Just look at the 'Ghost of Gaming Past' that just won't go away: the CPL. Putting aside the pages you could fill with reasons not to trust these guys, grab a gander at just how it is they were able to get away with everything they pulled: changing prize pots at will, halting 'b-list' tournaments already in progress, not paying out prize money to no-name teams, and still profiting comfortably. How did these guys last for the better part of a decade, and are even, as you read, trying to revive this brand?

Two reasons: the gaming community could not and still cannot pass up the promise of a few bucks - real or not; and the CPL was not accountable to the teams and players in any way, nor is a single gaming league in existence today. Fix these two things and I think gaming actually has a chance to see legitimate, sustainable, robust growth.

In it for the long haul

A lot of you are great players that pour a lot of time, energy, and emotion into playing TF2. I understand the desire to turn your efforts into a slightly larger bank account; I get it! But if you as gamers continue to bend over for every Tom, Dick, and Harry that sets up some shiny (or not-so-shiny) website and promises to throw a couple thousand dollars at you, you're not doing anybody any favors, including yourself. What happens when they don't come through as agreed? What happens when they inevitably close up shop? How can the practice of relying on random guys throwing money at the gaming scene be justified as the only means of growing it?

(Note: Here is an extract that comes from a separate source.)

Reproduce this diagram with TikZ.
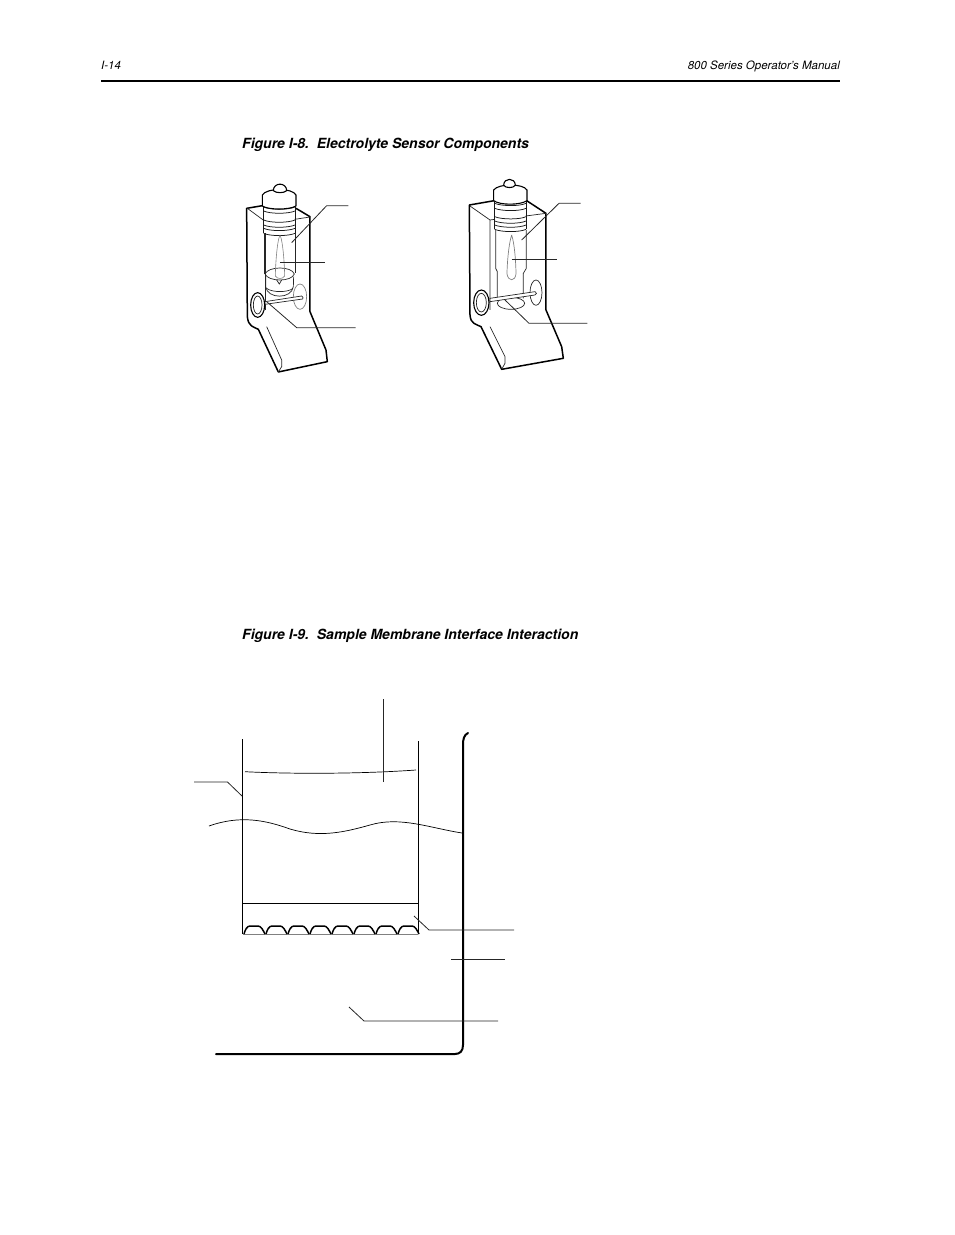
\documentclass[tikz,border=0pt]{standalone}
\usepackage{fontspec}
\setmainfont{TeX Gyre Heros}
\begin{document}
\begin{tikzpicture}
	[x=1pt,y=-1pt,
	heavy/.style={line width=1.5pt,line join=round},
	capline/.style={line width=1.1pt,line join=round},
	ribline/.style={line width=0.75pt,black!90},
	part/.style={line width=0.7pt,black!85},
	faint/.style={line width=0.6pt,black!50},
	leader/.style={line width=0.8pt,black!85},
	headtext/.style={font=\itshape\fontsize{11.5}{12}\selectfont,inner sep=0pt},
	captiontext/.style={font=\bfseries\itshape\fontsize{14}{15}\selectfont,inner sep=0pt}]
	\useasboundingbox (0,0) rectangle (954,1235);
	% page head
	\node[headtext,anchor=base west,name=pagenum] at (101,69) {I-14};
	\node[headtext,anchor=base east,name=manual] at (840,69) {800 Series Operator’s Manual};
	\draw[line width=1.5pt] (101,81) -- (840,81);
	\node[captiontext,anchor=base west,name=captioneight] at (242,148) {Figure I-8.\ \ Electrolyte Sensor Components};
	\node[captiontext,anchor=base west,name=captionnine] at (242,639) {Figure I-9.\ \ Sample Membrane Interface Interaction};
	% left sensor
	\begin{scope}[shift={(230,170)},x=0.3333pt,y=-0.3333pt]
		\draw[heavy] (198,115) -- (240,140) -- (240,425) -- (288,540) -- (292,575) -- (145,606) -- (85,478)
			.. controls (70,470) and (55,470) .. (52,440) -- (50,115) -- (97,107);
		\draw[part] (52,115) -- (101,151);
		\draw[part] (105,190) -- (105,420);
		\draw[part] (194,148) -- (240,141);
		\draw[part] (110,470) -- (155,570) -- (155,590) -- (145,606);
		% neck and ribs
		\draw[ribline] (101,112) -- (101,190);
		\draw[ribline] (195,112) -- (195,190);
		\foreach \ribY in {111,123,150,165,175,190}
			\draw[ribline] (101,\ribY) .. controls (120,\ribY+9) and (175,\ribY+9) .. (195,\ribY);
		% cap
		\draw[capline,fill=white] (97,75) .. controls (110,53) and (187,53) .. (198,75) -- (198,108)
			.. controls (178,120) and (115,120) .. (97,108) -- cycle;
		\draw[capline,fill=white] (130,62) .. controls (130,36) and (170,36) .. (170,62)
			.. controls (162,70) and (138,70) .. (130,62) -- cycle;
		% tube and bulb
		\draw[part] (103,190) -- (103,312);
		\draw[part] (195,190) -- (195,308);
		\draw[part] (105,312) .. controls (115,288) and (185,288) .. (193,312)
			.. controls (185,336) and (115,336) .. (105,312);
		\draw[part] (107,320) -- (107,350) .. controls (112,388) and (185,388) .. (190,350) -- (191,320);
		\draw[part] (110,355) .. controls (125,368) and (175,368) .. (189,355);
		\draw[faint] (150,195) .. controls (140,215) and (136,300) .. (136,318)
			.. controls (142,328) and (158,328) .. (164,318) .. controls (164,300) and (160,215) .. (150,195);
		\draw[part] (140,330) -- (148,342) -- (155,330);
		% rod and rings
		\draw[faint,line width=0.7pt] (210,380) ellipse [x radius=20,y radius=38];
		\draw[part,fill=white] (105,395) -- (215,378) .. controls (220,381) and (220,385) .. (218,387) -- (105,403) -- cycle;
		\draw[capline,fill=white] (83,405) ellipse [x radius=21,y radius=37];
		\draw[part] (83,405) ellipse [x radius=13,y radius=27];
		% leaders
		\coordinate (ltubeend) at (185,218);
		\coordinate (ltubeknee) at (290,107);
		\coordinate (ltubefree) at (355,107);
		\coordinate (ltipend) at (150,276);
		\coordinate (ltipfree) at (285,276);
		\coordinate (lrodend) at (110,395);
		\coordinate (lrodknee) at (200,473);
		\coordinate (lrodfree) at (377,473);
		\draw[leader] (ltubeend) -- (ltubeknee) -- (ltubefree);
		\draw[leader] (ltipend) -- (ltipfree);
		\draw[leader] (lrodend) -- (lrodknee) -- (lrodfree);
	\end{scope}
	% right sensor
	\begin{scope}[shift={(455,170)},x=0.3333pt,y=-0.3333pt]
		\draw[heavy] (215,92) -- (273,130) -- (273,420) -- (320,530) -- (325,565) -- (140,598) -- (78,470)
			.. controls (62,462) and (47,462) .. (45,435) -- (43,105) -- (118,92);
		\draw[part] (45,108) -- (105,150) -- (105,420);
		\draw[part] (212,138) -- (273,130);
		\draw[part] (105,150) -- (120,148);
		\draw[part] (105,470) -- (150,560) -- (150,580) -- (140,598);
		% neck and ribs
		\draw[ribline] (119,92) -- (119,178);
		\draw[ribline] (213,92) -- (213,178);
		\foreach \ribY in {100,115,140,153,165,178}
			\draw[ribline] (119,\ribY) .. controls (140,\ribY+9) and (195,\ribY+9) .. (213,\ribY);
		% cap
		\draw[capline,fill=white] (116,60) .. controls (130,40) and (205,40) .. (216,60) -- (216,92)
			.. controls (195,106) and (135,106) .. (116,92) -- cycle;
		\draw[capline,fill=white] (146,46) .. controls (146,22) and (181,22) .. (181,46)
			.. controls (174,55) and (153,55) .. (146,46) -- cycle;
		% bore
		\draw[part] (122,180) -- (122,295) -- (127,305) -- (127,385);
		\draw[part] (214,180) -- (214,295) -- (205,310) -- (205,385);
		\draw[faint,line width=0.7pt] (170,195) .. controls (160,225) and (156,290) .. (156,312)
			.. controls (160,335) and (180,335) .. (183,312) .. controls (183,290) and (180,225) .. (170,195);
		\draw[part] (168,400) ellipse [x radius=41,y radius=18];
		% rod and rings
		\draw[part] (243,368) ellipse [x radius=18,y radius=38];
		\draw[part,fill=white] (105,385) -- (240,365) .. controls (246,367) and (246,373) .. (240,375) -- (105,395) -- cycle;
		\draw[capline,fill=white] (79,398) ellipse [x radius=23,y radius=38];
		\draw[part] (79,398) ellipse [x radius=15,y radius=28];
		% leaders
		\coordinate (rtubeend) at (200,210);
		\coordinate (rtubeknee) at (312,100);
		\coordinate (rtubefree) at (377,100);
		\coordinate (rtipend) at (170,268);
		\coordinate (rtipfree) at (305,268);
		\coordinate (rrodend) at (150,390);
		\coordinate (rrodknee) at (222,460);
		\coordinate (rrodfree) at (397,460);
		\draw[leader] (rtubeend) -- (rtubeknee) -- (rtubefree);
		\draw[leader] (rtipend) -- (rtipfree);
		\draw[leader] (rrodend) -- (rrodknee) -- (rrodfree);
	\end{scope}
	% membrane cup
	\draw[line width=0.9pt] (242.5,739) -- (242.5,934);
	\draw[line width=0.9pt] (418.3,741) -- (418.3,934);
	\draw[line width=0.9pt] (242.5,903) -- (418.3,903);
	\draw[faint,line width=0.8pt] (242.5,934) -- (418.3,934);
	\foreach \bumpX in {0,...,7}
		\draw[line width=1.5pt] ({244+\bumpX*22},934) .. controls ({245+\bumpX*22},930) and ({247+\bumpX*22},926) .. ({250+\bumpX*22},926)
			-- ({258+\bumpX*22},926) .. controls ({261+\bumpX*22},926) and ({263+\bumpX*22},930) .. ({265+\bumpX*22},934);
	% liquid levels
	\draw[line width=0.7pt] (245,771.7) .. controls (290,774) and (360,774) .. (416,770);
	\draw[line width=0.7pt] (209,826) .. controls (240,815) and (265,820) .. (290,829)
		.. controls (320,838) and (345,832) .. (370,825) .. controls (400,816) and (430,828) .. (462,833);
	% dish
	\draw[line width=2pt,line cap=round] (468,733) .. controls (464,735) and (463,739) .. (463,745) -- (463,1045)
		.. controls (463,1051) and (460,1054) .. (455,1054) -- (216,1054);
	% leaders
	\coordinate (liquidend) at (383.3,782);
	\coordinate (liquidfree) at (383.3,699);
	\coordinate (wallend) at (242,796);
	\coordinate (wallknee) at (227.5,782);
	\coordinate (wallfree) at (194,782);
	\coordinate (membend) at (414,916);
	\coordinate (membknee) at (429,930);
	\coordinate (membfree) at (514,930);
	\coordinate (dishend) at (451,959);
	\coordinate (dishfree) at (505,959);
	\coordinate (sampleend) at (349,1007);
	\coordinate (sampleknee) at (364,1021);
	\coordinate (samplefree) at (498,1021);
	\draw[leader] (liquidend) -- (liquidfree);
	\draw[leader] (wallend) -- (wallknee) -- (wallfree);
	\draw[leader] (membend) -- (membknee) -- (membfree);
	\draw[leader] (dishend) -- (dishfree);
	\draw[leader] (sampleend) -- (sampleknee) -- (samplefree);
\end{tikzpicture}
\end{document}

I understand that the developments regarding LanChamp are exciting. But take a good look at what's going on there...where's the $12000 coming from? Do you see any sponsors? Any means where they might actually be generating revenue? If it's too good to be true, IT PROBABLY IS. Even if this guy is mega rich and is just dumping three months worth of living wages on TF2 out of the kindness of his heart, how is that in any way sustainable? Or - if we're being more reasonable - these folks are dumping their meager life savings into prize pots, or worse, are taking out loans hoping that some other rich asshole or angel sponsor will swoop in and buy the whole operation. How is that a reasonable approach to growth? Feels more like gambling to me.

Now for the tough love bit: if you all do what's best for gaming, if you do what's necessary to bring the scene as a whole out from the stinking morass of 1998, you will not profit greatly from it; it will be your children that will reap the benefit. Sorry if that's a bit sappy, but it's the damn truth. You can continue to prop up the status quo, and continue to take little greasy wads of cash from random strangers every once in a while and continue to go nowhere; or you can do things right, build the same foundation that is the bedrock of any sport, and share ownership in the growth that follows.

What essential functions do these third-party league constructs serve that a collective of teams couldn't figure out or support on their own? Selection of administrators, defining rules, conducting seasons, producing schedules, ensuring fair play, providing servers (sometimes), marketing the league, and bringing in sponsorships - all these are primary functions of a league construct, and all are functions that a third-party for-profit entity is completely unnecessary for. Add "profit at the gamer's expense" to the list and you pretty much have the current situation.

Gaming won't grow as long as you - the gamers - are the consumers of the league product as opposed to the producers. Pay to play leagues will never grow gaming because the league has already made their money from you, and they already have their sponsorships tailored towards YOU. Why should they feel the need to waste money marketing it further? Their product is participation in the league experience, you are the consumer; that's the totality of the market, and you will always be at the bottom of this picture. If you want gaming to grow, if you want to see people make sustainable livings from competing in video games, if you want to flip that picture around, you have to understand what your product is as a gamer, and you have to own it yourselves.